In the listing that follows, how many lines contain "Write"? Give the number only.

→ GIVEN INFORMATION

>> begin

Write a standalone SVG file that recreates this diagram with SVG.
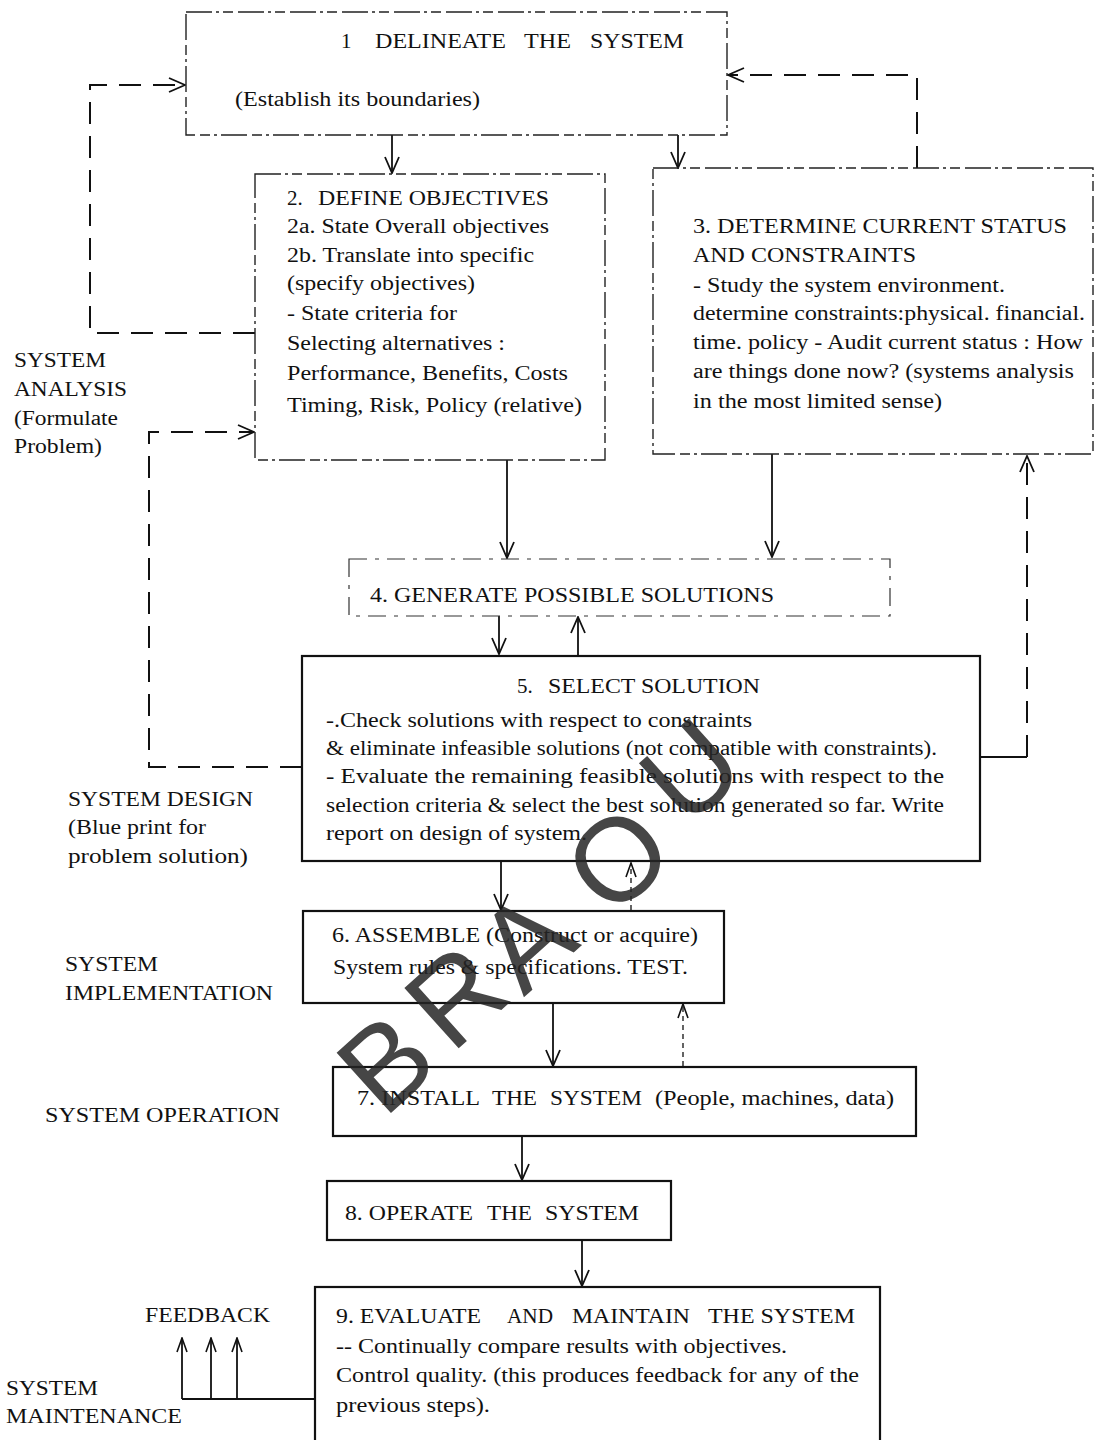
<svg xmlns="http://www.w3.org/2000/svg" width="1095" height="1440" viewBox="0 0 1095 1440">
<style>
.t{font-family:"Liberation Serif","Times New Roman",serif;font-size:20px;fill:#111}
.h{font-size:21px}
.dbox{fill:none;stroke:#222;stroke-width:1.4;stroke-dasharray:26 4 3 4 10 5}
.fbox{fill:none;stroke:#333;stroke-width:1.2;stroke-dasharray:18 8 4 8}
.sbox{fill:#fff;stroke:#111;stroke-width:2.2}
.c{fill:none;stroke:#111;stroke-width:1.8}
.dc{fill:none;stroke:#111;stroke-width:2;stroke-dasharray:22 12}
.tc{fill:none;stroke:#111;stroke-width:1.3;stroke-dasharray:5 4}
.wm{font-family:"Liberation Sans",Arial,sans-serif;font-size:118px;fill:#262626;opacity:0.85;text-anchor:middle}
</style>
<defs>
<marker id="ah" viewBox="0 0 18 16" refX="17" refY="8" markerWidth="18" markerHeight="16" markerUnits="userSpaceOnUse" orient="auto">
<path d="M1,1 L17,8 L1,15" fill="none" stroke="#111" stroke-width="1.8"/>
</marker>
<marker id="ahs" viewBox="0 0 16 12" refX="15" refY="6" markerWidth="16" markerHeight="12" markerUnits="userSpaceOnUse" orient="auto">
<path d="M1,1 L15,6 L1,11" fill="none" stroke="#111" stroke-width="1.6"/>
</marker>
</defs>
<rect width="1095" height="1440" fill="#fff"/>

<g id="connectors">
<path class="c" d="M392,135 V173" marker-end="url(#ah)"/>
<path class="c" d="M678,135 V168" marker-end="url(#ah)"/>
<path class="c" d="M507,460 V558" marker-end="url(#ah)"/>
<path class="c" d="M772,454 V557" marker-end="url(#ah)"/>
<path class="c" d="M499,616 V654" marker-end="url(#ah)"/>
<path class="c" d="M578,655 V617" marker-end="url(#ah)"/>
<path class="c" d="M501,861 V910" marker-end="url(#ah)"/>
<path class="tc" d="M631,910 V863" marker-end="url(#ahs)"/>
<path class="c" d="M553,1003 V1066" marker-end="url(#ah)"/>
<path class="tc" d="M683,1066 V1004" marker-end="url(#ahs)"/>
<path class="c" d="M522,1136 V1180" marker-end="url(#ah)"/>
<path class="c" d="M582,1240 V1286" marker-end="url(#ah)"/>
<path class="c" d="M315,1399 H182"/>
<path class="c" d="M182,1399 V1338" marker-end="url(#ahs)"/>
<path class="c" d="M211,1399 V1338" marker-end="url(#ahs)"/>
<path class="c" d="M237,1399 V1338" marker-end="url(#ahs)"/>
<path class="c" d="M980,757 H1027"/>
<path class="dc" d="M1027,757 V456" marker-end="url(#ah)"/>
<path class="dc" d="M255,333 H90 V85 H185" marker-end="url(#ah)"/>
<path class="dc" d="M917,168 V75 H728" marker-end="url(#ah)"/>
<path class="dc" d="M302,767 H149 V432 H254" marker-end="url(#ah)"/>
</g>

<g id="node1">
<rect class="dbox" x="186" y="12" width="541" height="123"/>
<text class="t h" x="341" y="48">1</text>
<text class="t h" x="375" y="48" textLength="131" lengthAdjust="spacingAndGlyphs">DELINEATE</text>
<text class="t h" x="524" y="48" textLength="47" lengthAdjust="spacingAndGlyphs">THE</text>
<text class="t h" x="590" y="48" textLength="94" lengthAdjust="spacingAndGlyphs">SYSTEM</text>
<text class="t" x="235" y="106" textLength="245" lengthAdjust="spacingAndGlyphs">(Establish its boundaries)</text>
</g>

<g id="node2">
<rect class="dbox" x="255" y="174" width="350" height="286"/>
<text class="t h" x="287" y="205">2.</text>
<text class="t h" x="318" y="205" textLength="231" lengthAdjust="spacingAndGlyphs">DEFINE OBJECTIVES</text>
<text class="t" x="287" y="233" textLength="262" lengthAdjust="spacingAndGlyphs">2a. State Overall objectives</text>
<text class="t" x="287" y="262" textLength="247" lengthAdjust="spacingAndGlyphs">2b. Translate into specific</text>
<text class="t" x="287" y="290" textLength="188" lengthAdjust="spacingAndGlyphs">(specify objectives)</text>
<text class="t" x="287" y="320" textLength="170" lengthAdjust="spacingAndGlyphs">- State criteria for</text>
<text class="t" x="287" y="350" textLength="218" lengthAdjust="spacingAndGlyphs">Selecting alternatives :</text>
<text class="t" x="287" y="380" textLength="281" lengthAdjust="spacingAndGlyphs">Performance, Benefits, Costs</text>
<text class="t" x="287" y="412" textLength="295" lengthAdjust="spacingAndGlyphs">Timing, Risk, Policy (relative)</text>
</g>

<g id="node3">
<rect class="dbox" x="653" y="168" width="440" height="286"/>
<text class="t h" x="693" y="233" textLength="374" lengthAdjust="spacingAndGlyphs">3. DETERMINE CURRENT STATUS</text>
<text class="t h" x="693" y="262" textLength="223" lengthAdjust="spacingAndGlyphs">AND CONSTRAINTS</text>
<text class="t" x="693" y="292" textLength="312" lengthAdjust="spacingAndGlyphs">- Study the system environment.</text>
<text class="t" x="693" y="320" textLength="392" lengthAdjust="spacingAndGlyphs">determine constraints:physical. financial.</text>
<text class="t" x="693" y="349" textLength="390" lengthAdjust="spacingAndGlyphs">time. policy - Audit current status : How</text>
<text class="t" x="693" y="378" textLength="381" lengthAdjust="spacingAndGlyphs">are things done now? (systems analysis</text>
<text class="t" x="693" y="408" textLength="249" lengthAdjust="spacingAndGlyphs">in the most limited sense)</text>
</g>

<g id="node4">
<rect class="fbox" x="349" y="559" width="541" height="57"/>
<text class="t" x="370" y="602" textLength="404" lengthAdjust="spacingAndGlyphs">4. GENERATE POSSIBLE SOLUTIONS</text>
</g>

<g id="node5">
<rect class="sbox" x="302" y="656" width="678" height="205"/>
<text class="t h" x="517" y="693">5.</text>
<text class="t h" x="548" y="693" textLength="212" lengthAdjust="spacingAndGlyphs">SELECT SOLUTION</text>
<text class="t" x="326" y="727" textLength="426" lengthAdjust="spacingAndGlyphs">-.Check solutions with respect to constraints</text>
<text class="t" x="326" y="755" textLength="611" lengthAdjust="spacingAndGlyphs">&amp; eliminate infeasible solutions (not compatible with constraints).</text>
<text class="t" x="326" y="783" textLength="618" lengthAdjust="spacingAndGlyphs">- Evaluate the remaining feasible solutions with respect to the</text>
<text class="t" x="326" y="812" textLength="618" lengthAdjust="spacingAndGlyphs">selection criteria &amp; select the best solution generated so far.  Write</text>
<text class="t" x="326" y="840" textLength="261" lengthAdjust="spacingAndGlyphs">report on design of system.</text>
</g>

<g id="node6">
<rect class="sbox" x="303" y="911" width="421" height="92"/>
<text class="t" x="332" y="942" textLength="366" lengthAdjust="spacingAndGlyphs">6. ASSEMBLE (Construct or acquire)</text>
<text class="t" x="333" y="974" textLength="355" lengthAdjust="spacingAndGlyphs">System rules &amp; specifications. TEST.</text>
</g>

<g id="node7">
<rect class="sbox" x="333" y="1067" width="583" height="69"/>
<text class="t" x="357" y="1105" textLength="123" lengthAdjust="spacingAndGlyphs">7. INSTALL</text>
<text class="t" x="492" y="1105" textLength="45" lengthAdjust="spacingAndGlyphs">THE</text>
<text class="t" x="550" y="1105" textLength="92" lengthAdjust="spacingAndGlyphs">SYSTEM</text>
<text class="t" x="655" y="1105" textLength="239" lengthAdjust="spacingAndGlyphs">(People, machines, data)</text>
</g>

<g id="node8">
<rect class="sbox" x="327" y="1181" width="344" height="59"/>
<text class="t" x="345" y="1220" textLength="128" lengthAdjust="spacingAndGlyphs">8. OPERATE</text>
<text class="t" x="487" y="1220" textLength="45" lengthAdjust="spacingAndGlyphs">THE</text>
<text class="t" x="545" y="1220" textLength="94" lengthAdjust="spacingAndGlyphs">SYSTEM</text>
</g>

<g id="node9">
<rect class="sbox" x="315" y="1287" width="565" height="170"/>
<text class="t" x="336" y="1323" textLength="145" lengthAdjust="spacingAndGlyphs">9. EVALUATE</text>
<text class="t" x="507" y="1323" textLength="46" lengthAdjust="spacingAndGlyphs">AND</text>
<text class="t" x="572" y="1323" textLength="118" lengthAdjust="spacingAndGlyphs">MAINTAIN</text>
<text class="t" x="708" y="1323" textLength="147" lengthAdjust="spacingAndGlyphs">THE SYSTEM</text>
<text class="t" x="336" y="1353" textLength="451" lengthAdjust="spacingAndGlyphs">-- Continually compare results with objectives.</text>
<text class="t" x="336" y="1382" textLength="523" lengthAdjust="spacingAndGlyphs">Control quality. (this produces feedback for any of the</text>
<text class="t" x="336" y="1412" textLength="154" lengthAdjust="spacingAndGlyphs">previous steps).</text>
</g>

<g id="labels">
<text class="t" x="14" y="367" textLength="92" lengthAdjust="spacingAndGlyphs">SYSTEM</text>
<text class="t" x="14" y="396" textLength="113" lengthAdjust="spacingAndGlyphs">ANALYSIS</text>
<text class="t" x="14" y="425" textLength="104" lengthAdjust="spacingAndGlyphs">(Formulate</text>
<text class="t" x="14" y="453" textLength="88" lengthAdjust="spacingAndGlyphs">Problem)</text>
<text class="t" x="68" y="806" textLength="185" lengthAdjust="spacingAndGlyphs">SYSTEM DESIGN</text>
<text class="t" x="68" y="834" textLength="138" lengthAdjust="spacingAndGlyphs">(Blue print for</text>
<text class="t" x="68" y="863" textLength="180" lengthAdjust="spacingAndGlyphs">problem solution)</text>
<text class="t" x="65" y="971" textLength="93" lengthAdjust="spacingAndGlyphs">SYSTEM</text>
<text class="t" x="65" y="1000" textLength="208" lengthAdjust="spacingAndGlyphs">IMPLEMENTATION</text>
<text class="t" x="45" y="1122" textLength="235" lengthAdjust="spacingAndGlyphs">SYSTEM OPERATION</text>
<text class="t" x="145" y="1322" textLength="125" lengthAdjust="spacingAndGlyphs">FEEDBACK</text>
<text class="t" x="6" y="1395" textLength="92" lengthAdjust="spacingAndGlyphs">SYSTEM</text>
<text class="t" x="6" y="1423" textLength="176" lengthAdjust="spacingAndGlyphs">MAINTENANCE</text>
</g>

<g id="watermark">
<text class="wm" transform="translate(385,1062) rotate(-42)" x="0" y="42">B</text>
<text class="wm" transform="translate(455,995) rotate(-42)" x="0" y="42">R</text>
<text class="wm" transform="translate(525,940) rotate(-42)" x="0" y="42">A</text>
<text class="wm" transform="translate(617,858) rotate(-42)" x="0" y="42">O</text>
<text class="wm" transform="translate(690,770) rotate(-42)" x="0" y="42">U</text>
</g>
</svg>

>> end

→ RESPONSE
2